The good news is,...all the differences ARE surmountable. It will take MORE from you and her to make your relationship work...you are not only going to tackle the differences about being of opposite sex, and your individual personalities, you also have to adjust to your cultural differences...I think parents worry about that.

 

Are you a doctor? or a lawyer? That would help win them over....LOL...ok...stereotypical joke on my own people!...

  • Author
Posted

Well, fortunately for me, I am very close with my family, so that won't be an issue. My family comes first and foremost; there is nothing I wouldn't do for them. So if they feel the same way about their family, that's just another plus, as far as I'm concerned.

 

As to first impressions, I generally expect to be met with skepticism by parents (of any ethnicity).
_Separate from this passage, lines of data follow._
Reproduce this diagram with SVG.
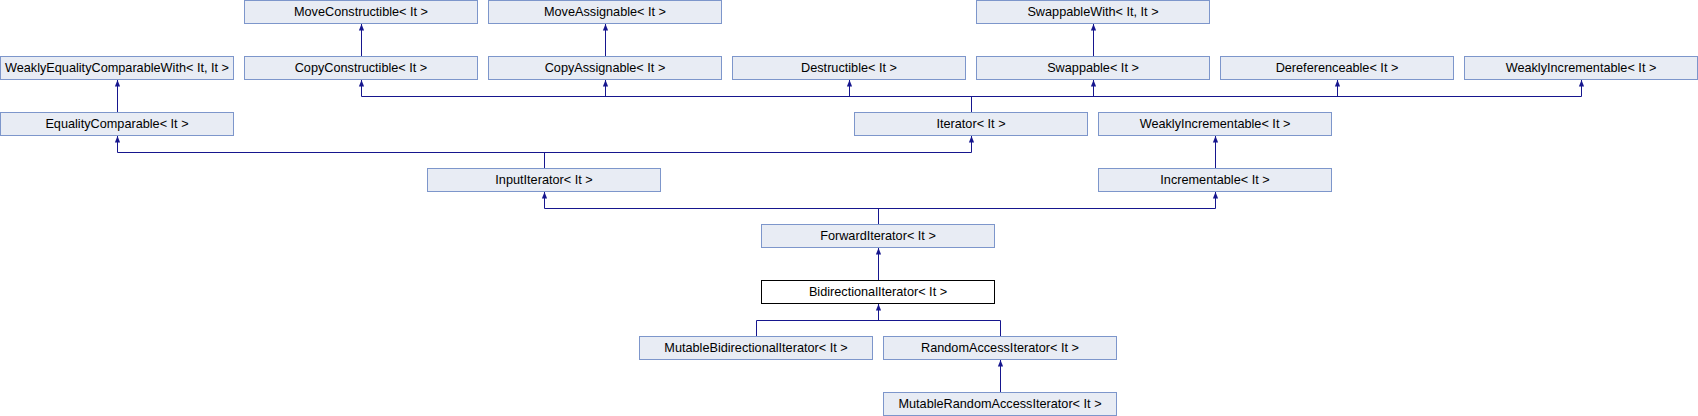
<svg xmlns="http://www.w3.org/2000/svg" xmlns:xlink="http://www.w3.org/1999/xlink" width="1698" height="416" viewBox="0 0 1698 416">
<style>
.n rect{fill:#E8ECF4;stroke:#7D96CB;stroke-width:1}
.n.cur rect{fill:#FFFFFF;stroke:#000000}
.n text{font-family:"Liberation Sans",Arial,sans-serif;font-size:12.7px;fill:#000000;text-anchor:middle}
.e path{fill:none;stroke:#16168E;stroke-width:1}
.e use{fill:#16168E}
</style>
<defs>
<path id="arr" d="M0,0 L-2.6,6.5 L2.6,6.5 Z"/>
</defs>
<rect width="1698" height="416" fill="#FFFFFF"/>
<g id="edges" class="e">
<path d="M361.5,56.5 V24"/>
<use href="#arr" x="361.5" y="24"/>
<path d="M605.5,56.5 V24"/>
<use href="#arr" x="605.5" y="24"/>
<path d="M1093.5,56.5 V24"/>
<use href="#arr" x="1093.5" y="24"/>
<path d="M117.5,112.5 V80"/>
<use href="#arr" x="117.5" y="80"/>
<path d="M971.5,112.5 V96.5 M361.5,96.5 H1581.5 M361.5,96.5 V80 M605.5,96.5 V80 M849.5,96.5 V80 M1093.5,96.5 V80 M1337.5,96.5 V80 M1581.5,96.5 V80"/>
<use href="#arr" x="361.5" y="80"/>
<use href="#arr" x="605.5" y="80"/>
<use href="#arr" x="849.5" y="80"/>
<use href="#arr" x="1093.5" y="80"/>
<use href="#arr" x="1337.5" y="80"/>
<use href="#arr" x="1581.5" y="80"/>
<path d="M1215.5,168.5 V136"/>
<use href="#arr" x="1215.5" y="136"/>
<path d="M544.5,168.5 V152.5 M117.5,152.5 H971.5 M117.5,152.5 V136 M971.5,152.5 V136"/>
<use href="#arr" x="117.5" y="136"/>
<use href="#arr" x="971.5" y="136"/>
<path d="M878.5,224.5 V208.5 M544.5,208.5 H1215.5 M544.5,208.5 V192 M1215.5,208.5 V192"/>
<use href="#arr" x="544.5" y="192"/>
<use href="#arr" x="1215.5" y="192"/>
<path d="M878.5,280.5 V248"/>
<use href="#arr" x="878.5" y="248"/>
<path d="M756.5,336.5 V320.5 M1000.5,336.5 V320.5 M756.5,320.5 H1000.5 M878.5,320.5 V304"/>
<use href="#arr" x="878.5" y="304"/>
<path d="M1000.5,392.5 V360"/>
<use href="#arr" x="1000.5" y="360"/>
</g>
<g id="MoveConstructible" class="n"><rect x="244.5" y="0.5" width="233" height="23"/><text x="361" y="16">MoveConstructible&lt; It &gt;</text></g>
<g id="MoveAssignable" class="n"><rect x="488.5" y="0.5" width="233" height="23"/><text x="605" y="16">MoveAssignable&lt; It &gt;</text></g>
<g id="SwappableWith" class="n"><rect x="976.5" y="0.5" width="233" height="23"/><text x="1093" y="16">SwappableWith&lt; It, It &gt;</text></g>
<g id="WeaklyEqualityComparableWith" class="n"><rect x="0.5" y="56.5" width="233" height="23"/><text x="117" y="72">WeaklyEqualityComparableWith&lt; It, It &gt;</text></g>
<g id="CopyConstructible" class="n"><rect x="244.5" y="56.5" width="233" height="23"/><text x="361" y="72">CopyConstructible&lt; It &gt;</text></g>
<g id="CopyAssignable" class="n"><rect x="488.5" y="56.5" width="233" height="23"/><text x="605" y="72">CopyAssignable&lt; It &gt;</text></g>
<g id="Destructible" class="n"><rect x="732.5" y="56.5" width="233" height="23"/><text x="849" y="72">Destructible&lt; It &gt;</text></g>
<g id="Swappable" class="n"><rect x="976.5" y="56.5" width="233" height="23"/><text x="1093" y="72">Swappable&lt; It &gt;</text></g>
<g id="Dereferenceable" class="n"><rect x="1220.5" y="56.5" width="233" height="23"/><text x="1337" y="72">Dereferenceable&lt; It &gt;</text></g>
<g id="WeaklyIncrementable1" class="n"><rect x="1464.5" y="56.5" width="233" height="23"/><text x="1581" y="72">WeaklyIncrementable&lt; It &gt;</text></g>
<g id="EqualityComparable" class="n"><rect x="0.5" y="112.5" width="233" height="23"/><text x="117" y="128">EqualityComparable&lt; It &gt;</text></g>
<g id="Iterator" class="n"><rect x="854.5" y="112.5" width="233" height="23"/><text x="971" y="128">Iterator&lt; It &gt;</text></g>
<g id="WeaklyIncrementable2" class="n"><rect x="1098.5" y="112.5" width="233" height="23"/><text x="1215" y="128">WeaklyIncrementable&lt; It &gt;</text></g>
<g id="InputIterator" class="n"><rect x="427.5" y="168.5" width="233" height="23"/><text x="544" y="184">InputIterator&lt; It &gt;</text></g>
<g id="Incrementable" class="n"><rect x="1098.5" y="168.5" width="233" height="23"/><text x="1215" y="184">Incrementable&lt; It &gt;</text></g>
<g id="ForwardIterator" class="n"><rect x="761.5" y="224.5" width="233" height="23"/><text x="878" y="240">ForwardIterator&lt; It &gt;</text></g>
<g id="BidirectionalIterator" class="n cur"><rect x="761.5" y="280.5" width="233" height="23"/><text x="878" y="296">BidirectionalIterator&lt; It &gt;</text></g>
<g id="MutableBidirectionalIterator" class="n"><rect x="639.5" y="336.5" width="233" height="23"/><text x="756" y="352">MutableBidirectionalIterator&lt; It &gt;</text></g>
<g id="RandomAccessIterator" class="n"><rect x="883.5" y="336.5" width="233" height="23"/><text x="1000" y="352">RandomAccessIterator&lt; It &gt;</text></g>
<g id="MutableRandomAccessIterator" class="n"><rect x="883.5" y="392.5" width="233" height="23"/><text x="1000" y="408">MutableRandomAccessIterator&lt; It &gt;</text></g>
</svg>
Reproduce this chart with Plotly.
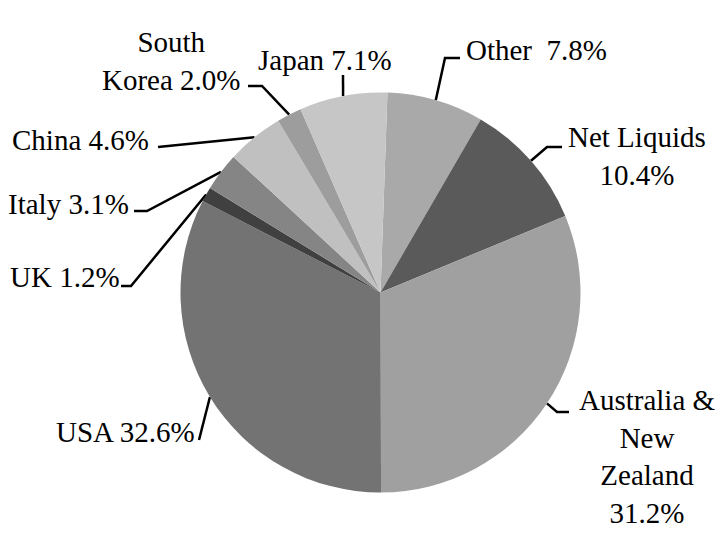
import math
import plotly.graph_objects as go

# ---- data ----
labels = ["Other", "Net Liquids", "Australia & New Zealand", "USA", "UK",
          "Italy", "China", "South Korea", "Japan"]
shares = [7.8, 10.4, 31.2, 32.6, 1.2, 3.1, 4.6, 2.0, 7.1]
label_texts = ["Other\u00a0 7.8%", "Net Liquids<br>10.4%",
               "Australia &<br>New<br>Zealand<br>31.2%", "USA 32.6%", "UK 1.2%",
               "Italy 3.1%", "China 4.6%", "South<br>Korea 2.0%", "Japan 7.1%"]

# ---- styling / layout ----
colors = ["#a9a9a9", "#5a5a5a", "#a0a0a0", "#737373", "#404040",
          "#858585", "#c0c0c0", "#9d9d9d", "#c6c6c6"]
W, H = 723, 553
OFF = 8  # page body margin: figure is drawn 8px right/down in the window
CX, CY, R = 380.5, 292.5, 200.0
ROT = 2.0
# leader line elbow / end points and label centres (window pixel layout)
elbows = [(445, 58), (547, 147), (557, 412), (199, 440), (131, 286),
          (147, 211), (158, 147), (262, 86), (343, 75)]
ends = [(460, 58), (562, 147), (569, 412), (199, 440), (121, 286),
        (134, 211), (158, 147), (248, 86), (343, 75)]
label_pos = [(536, 50), (637, 156), (647, 456), (125, 432), (65, 277),
             (68, 204), (80, 140), (171, 61), (325, 60)]

fig = go.Figure()
fig.add_trace(go.Pie(
    labels=labels, values=shares, sort=False, direction="clockwise",
    rotation=ROT, marker=dict(colors=colors, line=dict(width=0)),
    textinfo="none", hoverinfo="label+percent", showlegend=False,
    domain=dict(x=[(CX - R - OFF) / W, (CX + R - OFF) / W],
                y=[(H - (CY - OFF) - R) / H, (H - (CY - OFF) + R) / H]),
))

total = sum(shares)
cum = 0.0
font = dict(family="Liberation Serif", size=29, color="#000000")
annotations = []
for i, v in enumerate(shares):
    mid = cum + v / 2
    cum += v
    ang = math.radians(ROT + 360 * mid / total)
    sx = CX + R * math.sin(ang)
    sy = CY - R * math.cos(ang)
    xs = [sx, elbows[i][0], ends[i][0]]
    ys = [sy, elbows[i][1], ends[i][1]]
    fig.add_trace(go.Scatter(x=xs, y=ys, mode="lines", line=dict(color="black", width=2.5),
                             hoverinfo="skip", showlegend=False))
    annotations.append(dict(x=label_pos[i][0], y=label_pos[i][1], xref="x", yref="y",
                            text=label_texts[i], showarrow=False, xanchor="center",
                            yanchor="middle", align="center", font=font))

fig.update_layout(
    width=W, height=H, margin=dict(l=0, r=0, t=0, b=0),
    paper_bgcolor="white", plot_bgcolor="rgba(0,0,0,0)",
    xaxis=dict(range=[OFF, W + OFF], visible=False, domain=[0, 1], fixedrange=True),
    yaxis=dict(range=[H + OFF, OFF], visible=False, domain=[0, 1], fixedrange=True),
    annotations=annotations,
)
fig.write_html("out.html")
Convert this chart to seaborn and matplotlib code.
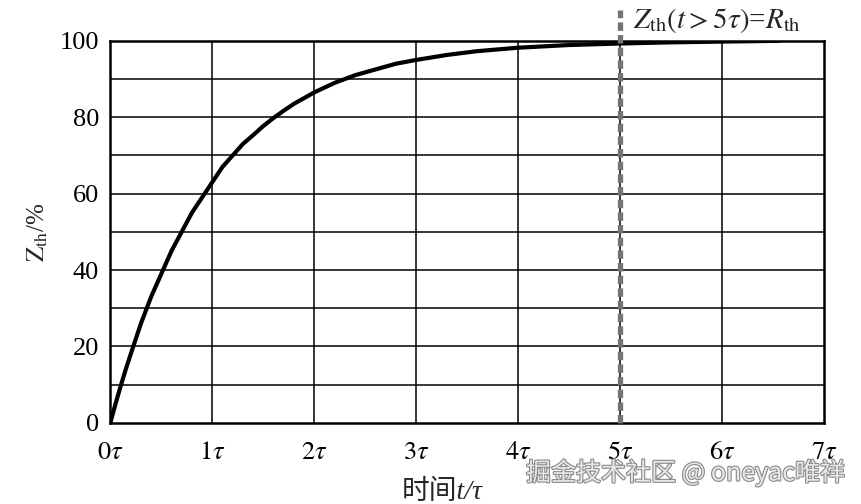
import matplotlib
matplotlib.use("Agg")
import matplotlib.pyplot as plt
import matplotlib.patheffects as pe
import seaborn as sns
import pandas as pd

# values (t in units of tau, Z_th in %)
t_tau = [0, 0.05, 0.1, 0.15, 0.2, 0.25, 0.3, 0.4, 0.5, 0.6, 0.7, 0.8, 0.9,
         1.0, 1.1, 1.2, 1.3, 1.4, 1.5, 1.6, 1.7, 1.8, 1.9, 2.0, 2.2, 2.4,
         2.6, 2.8, 3.0, 3.3, 3.6, 4.0, 4.5, 5.0, 5.5, 6.0, 6.56]
z_th = [0, 4.9, 9.5, 13.9, 18, 22, 26, 33, 39, 45, 50, 55, 59,
        63, 67, 70, 73, 75.3, 77.7, 79.8, 81.7, 83.5, 85, 86.5, 89, 91,
        92.5, 94, 95, 96.3, 97.3, 98.2, 98.9, 99.3, 99.6, 99.8, 100]
x_ticks = [0, 1, 2, 3, 4, 5, 6, 7]
x_labels = [r"$0\tau$", r"$1\tau$", r"$2\tau$", r"$3\tau$", r"$4\tau$",
            r"$5\tau$", r"$6\tau$", r"$7\tau$"]
y_ticks = [0, 20, 40, 60, 80, 100]
y_grid = [10, 20, 30, 40, 50, 60, 70, 80, 90]
steady_t = 5

sns.set_style("white")
plt.rcParams["font.family"] = ["Liberation Serif", "Noto Sans CJK SC"]
plt.rcParams["mathtext.fontset"] = "stix"

df = pd.DataFrame({"t": t_tau, "z": z_th})

fig = plt.figure(figsize=(8.62, 5.04), dpi=100)
ax = fig.add_axes([0.128, 0.161, 0.828, 0.758])

# grid
for x in x_ticks[1:-1]:
    ax.axvline(x, color="black", lw=1.1, zorder=1)
for y in y_grid:
    ax.axhline(y, color="black", lw=1.1, zorder=1)

sns.lineplot(data=df, x="t", y="z", ax=ax, color="black", lw=3, zorder=3)

ax.axvline(steady_t, ymin=0, ymax=1.08, color="#747474", lw=3.8,
           ls=(0, (1.6, 0.8)), clip_on=False, zorder=4)

ax.set_xlim(0, 7)
ax.set_ylim(0, 100)
ax.set_xticks(x_ticks)
ax.set_xticklabels(x_labels)
ax.set_yticks(y_ticks)
ax.tick_params(axis="both", length=0, labelsize=19, colors="black")
ax.tick_params(axis="x", pad=14)
ax.tick_params(axis="y", pad=8)
for s in ax.spines.values():
    s.set_color("black")
    s.set_linewidth(1.8)

ax.set_xlabel("时间t/τ", fontsize=20, style="italic")
ax.xaxis.set_label_coords(0.465, -0.15)
ax.set_ylabel(r"$\mathrm{Z}_{\mathrm{th}}$/%", fontsize=18)
ax.yaxis.set_label_coords(-0.085, 0.5)

ax.text(5.13, 101.5, r"$Z_{\mathrm{th}}(t>5\tau)$=$R_{\mathrm{th}}$",
        fontsize=21, ha="left", va="bottom")

fig.text(0.98, 0.062, "掘金技术社区 @ oneyac唯祥", ha="right", va="center",
         fontsize=18, color="#e8e8e8", family=["Noto Sans CJK SC", "DejaVu Sans"],
         path_effects=[pe.withStroke(linewidth=1.6, foreground="#8a8a8a")])

fig.savefig("out.png", dpi=100)
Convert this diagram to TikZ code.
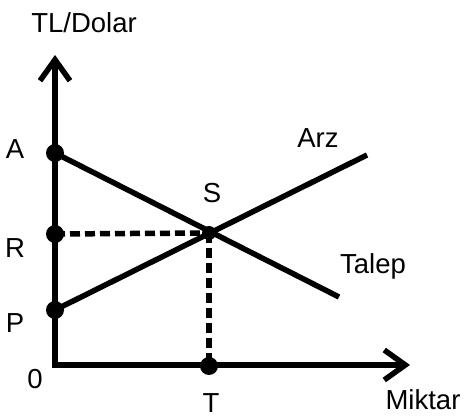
\documentclass[tikz,border=0pt]{standalone}
\usepackage{fontspec}
\setmainfont{Liberation Sans}
\usetikzlibrary{arrows.meta}
\begin{document}
\begin{tikzpicture}[x=1pt,y=-1pt,
  axis/.style={line width=6pt,-{Straight Barb[length=21pt,width=30pt,line width=5.5pt]}},
  curve/.style={line width=5.5pt},
  guide/.style={line width=5.5pt,dash pattern=on 10pt off 5pt},
  dot/.style={circle,fill=black,inner sep=0pt,minimum size=18pt},
  lbl/.style={font=\fontsize{27.5}{30}\selectfont,inner sep=0pt}]
\useasboundingbox (0,0) rectangle (464,419);
\coordinate (O) at (55,365);
\coordinate (Ytip) at (55,55);
\coordinate (Xtip) at (410,365);
\coordinate (Arzend) at (367,155);
\coordinate (Talepend) at (339,297);
\node[dot] (A) at (55,153) {};
\node[dot] (R) at (55,234) {};
\node[dot] (P) at (55,310) {};
\node[dot] (T) at (209,366) {};
\coordinate (S) at (209,233);
\draw[axis] ([xshift=-3pt]O) -- (Xtip);
\draw[axis] ([yshift=3pt]O) -- (Ytip);
\draw[guide] (R.center) -- (S);
\draw[guide] (S) -- (T.center);
\draw[curve] (P.center) -- (Arzend);
\draw[curve] (A.center) -- (Talepend);
\node[dot,minimum size=14pt] (Sdot) at (S) {};
\node[lbl] (ylab) at (84,23) {TL/Dolar};
\node[lbl] (lA) at (15,149) {A};
\node[lbl] (lR) at (15,248) {R};
\node[lbl] (lP) at (15,323) {P};
\node[lbl] (l0) at (35,379) {0};
\node[lbl] (lT) at (211,403) {T};
\node[lbl] (lS) at (212,193) {S};
\node[lbl] (lArz) at (318,138) {Arz};
\node[lbl] (lTalep) at (373,266) {Talep};
\node[lbl] (xlab) at (423,400) {Miktar};
\end{tikzpicture}
\end{document}
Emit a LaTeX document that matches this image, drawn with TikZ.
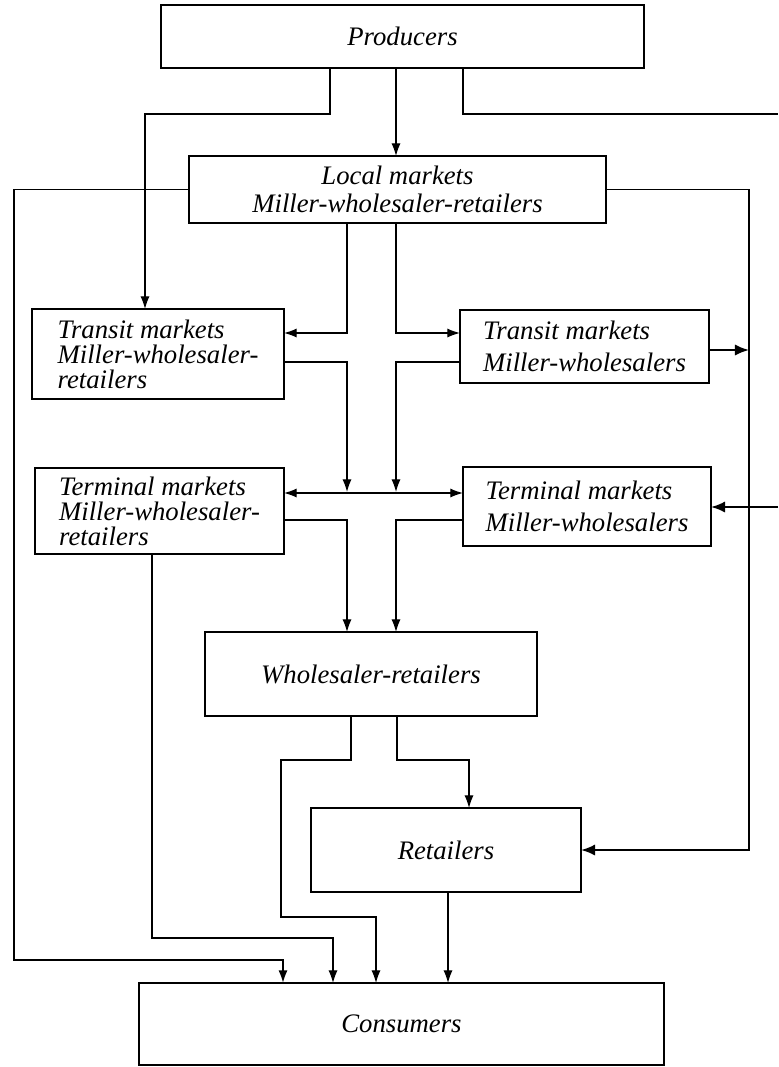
\documentclass[tikz,border=0pt]{standalone}
\usepackage{fontspec}
\setmainfont{Liberation Serif}
\usetikzlibrary{arrows.meta}
\begin{document}
\begin{tikzpicture}[x=0.025cm,y=-0.025cm,
  box/.style={draw,line width=1.6pt,inner sep=0pt,outer sep=0pt,
    font=\itshape\fontsize{19}{20}\selectfont},
  tight/.style={font=\itshape\fontsize{19}{17.8}\selectfont},
  loose/.style={font=\itshape\fontsize{19}{22.5}\selectfont},
  flow/.style={line width=0.9pt},
  arr/.style={flow,-{Latex[length=9pt,width=6.5pt]}},
  heavy/.style={line width=1.4pt},
  heavyarr/.style={heavy,-{Latex[length=10pt,width=8pt]}}]
\useasboundingbox (0,0) rectangle (778,1067);

% boxes
\node[box,minimum width=12.075cm,minimum height=1.575cm] (prod) at (402.5,36.5) {Producers};
\node[box,align=center,minimum width=10.425cm,minimum height=1.675cm] (local) at (397.5,189.5)
  {Local markets\\Miller-wholesaler-retailers};
\node[box,tight,align=left,minimum width=6.3cm,minimum height=2.25cm] (trl) at (158,354)
  {Transit markets\\Miller-wholesaler-\\retailers};
\node[box,loose,align=left,minimum width=6.225cm,minimum height=1.825cm] (trr) at (584.5,346.5)
  {Transit markets\\Miller-wholesalers};
\node[box,tight,align=left,minimum width=6.225cm,minimum height=2.15cm] (tml) at (159.5,511)
  {Terminal markets\\Miller-wholesaler-\\retailers};
\node[box,loose,align=left,minimum width=6.2cm,minimum height=1.975cm] (tmr) at (587,506.5)
  {Terminal markets\\Miller-wholesalers};
\node[box,minimum width=8.3cm,minimum height=2.1cm] (whr) at (371,674) {Wholesaler-retailers};
\node[box,minimum width=6.75cm,minimum height=2.1cm] (ret) at (446,850) {Retailers};
\node[box,minimum width=13.125cm,minimum height=2.05cm] (con) at (401.5,1024) {Consumers};

% free ends at the right margin
\coordinate (outA) at (778,114);
\coordinate (outB) at (778,507);

% from producers
\draw[arr] (prod.south -| 330,0) |- (145,114) -- (trl.north -| 145,0);
\draw[arr] (prod.south -| 396,0) -- (local.north -| 396,0);
\draw[flow] (prod.south -| 463,0) |- (outA);

% from local markets
\draw[heavy,-{Latex[length=9pt,width=6.5pt]}] (local.west) -| (14,960) -| (con.north -| 283,0);
\draw[heavyarr] (local.east) -| (749,850) -- (ret.east);
\draw[arr] (local.south -| 347,0) |- (trl.east |- 0,333);
\draw[arr] (local.south -| 396,0) |- (trr.west |- 0,333);

% from transit markets
\draw[heavyarr] (trr.east |- 0,350) -- (749,350);
\draw[arr] (trl.east |- 0,362) -| (347,492);
\draw[arr] (trr.west |- 0,362) -| (396,492);
\draw[flow,{Latex[length=9pt,width=6.5pt]}-{Latex[length=9pt,width=6.5pt]}]
  (tml.east |- 0,493) -- (tmr.west |- 0,493);
\draw[heavyarr] (outB) -- (tmr.east |- 0,507);

% from terminal markets
\draw[arr] (tml.east |- 0,520) -| (whr.north -| 347,0);
\draw[arr] (tmr.west |- 0,520) -| (whr.north -| 396,0);
\draw[arr] (tml.south -| 152,0) |- (333,938) -- (con.north -| 333,0);

% from wholesaler-retailers and retailers
\draw[arr] (whr.south -| 351,0) |- (281,760) |- (376,917) -- (con.north -| 376,0);
\draw[arr] (whr.south -| 397,0) |- (469,760) -- (ret.north -| 469,0);
\draw[arr] (ret.south -| 448,0) -- (con.north -| 448,0);
\end{tikzpicture}
\end{document}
Although I can dress very respectably, the first impression people get of me is usually one of intimidation. After talking with me for 30 seconds, people always abandon their initial fear that I'm that scary drug-dealing biker they saw on the 20/20 exposé last night, but that initial impression does always exist.

 

Are you a doctor? or a lawyer? That would help win them over....LOL...ok...stereotypical joke on my own people!...

LOL :laugh:

Sadly, no. I'm no doctor. I have played doctor, though; does that count? :D Actually, I'm a System Admin. I wouldn't say it's the most glamorous job in the world, and it's certainly not going to get me that Lincoln Towncar I've always wanted, but it is a respectable (and, in this economy, relatively secure) profession, and to date, I have yet to complain about the pay.